Seven years later, on 21 August 1814, a school of higher instruction for the whole Abruzzi area, with university level teaching in medicine, was inaugurated in L'Aquila by Joachim Murat, Napoleon's brother-in-law and king of Naples.
Immediately after the Restoration, by a decree on 14 January 1817, King Ferdinand settled that in L'Aquila, as in Bari, Salerno and Catanzaro, a Reale Liceo be opened, teaching law, anatomy and physiology, surgery and midwifery, chemistry and pharmaceutical studies as well as forensic medicine and various scientific subjects.
By a decree of 3 December 1874, the students of the L'Aquila Reale Liceo were recognised as qualified to practise pharmacy, surgery and land-surveying, but degrees were conferred by the University of Naples, upon which the Licei were dependent.
As a result of this decree, the number of students attending the school in L'Aquila, which in 1861 had become the Scuola Universitaria di Farmacia, Notariato e Chirurgia minore, dropped considerably.
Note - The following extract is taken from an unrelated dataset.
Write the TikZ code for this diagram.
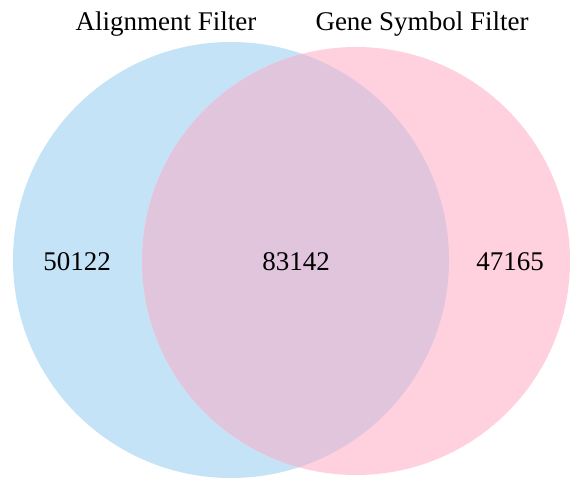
\documentclass[tikz,border=0pt]{standalone}
\usepackage{fontspec}
\setmainfont{Liberation Serif}
\usepackage{tikz}
\definecolor{alignblue}{HTML}{C5E3F6}
\definecolor{genepink}{HTML}{FFD1DF}
\definecolor{overlap}{HTML}{E1C5DC}
\tikzset{setlabel/.style={font=\fontsize{27}{30}\selectfont, inner sep=0pt},
  count/.style={font=\fontsize{27}{30}\selectfont, inner sep=0pt}}

\begin{document}
\begin{tikzpicture}[x=1pt, y=-1pt]
\useasboundingbox (0,0) rectangle (570,478);
% the two sets
\fill[alignblue] (231,260) circle (218);
\fill[genepink] (356,261) circle (214);
\begin{scope}
  \clip (231,260) circle (218);
  \fill[overlap] (356,261) circle (214);
\end{scope}
% titles
\node[setlabel] (align) at (166,24) {Alignment Filter};
\node[setlabel] (gene) at (422,24) {Gene Symbol Filter};
% counts
\node[count] (onlyalign) at (77,262) {50122};
\node[count] (both) at (296,262) {83142};
\node[count] (onlygene) at (510,262) {47165};
\end{tikzpicture}
\end{document}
The success enjoyed by these courses formed the foundation for a free University of L'Aquila, and, thanks to support from local bodies, on 15 December 1952 teaching was inaugurated at the Istituto Universitario di Magistero.
In the academic year 1982-83 the Faculties of Education, Medicine, Engineering and Sciences, which had until that time constituted the free University of L'Aquila (established by a decree of the President of the Republic of 18 August 1964), became state institutions.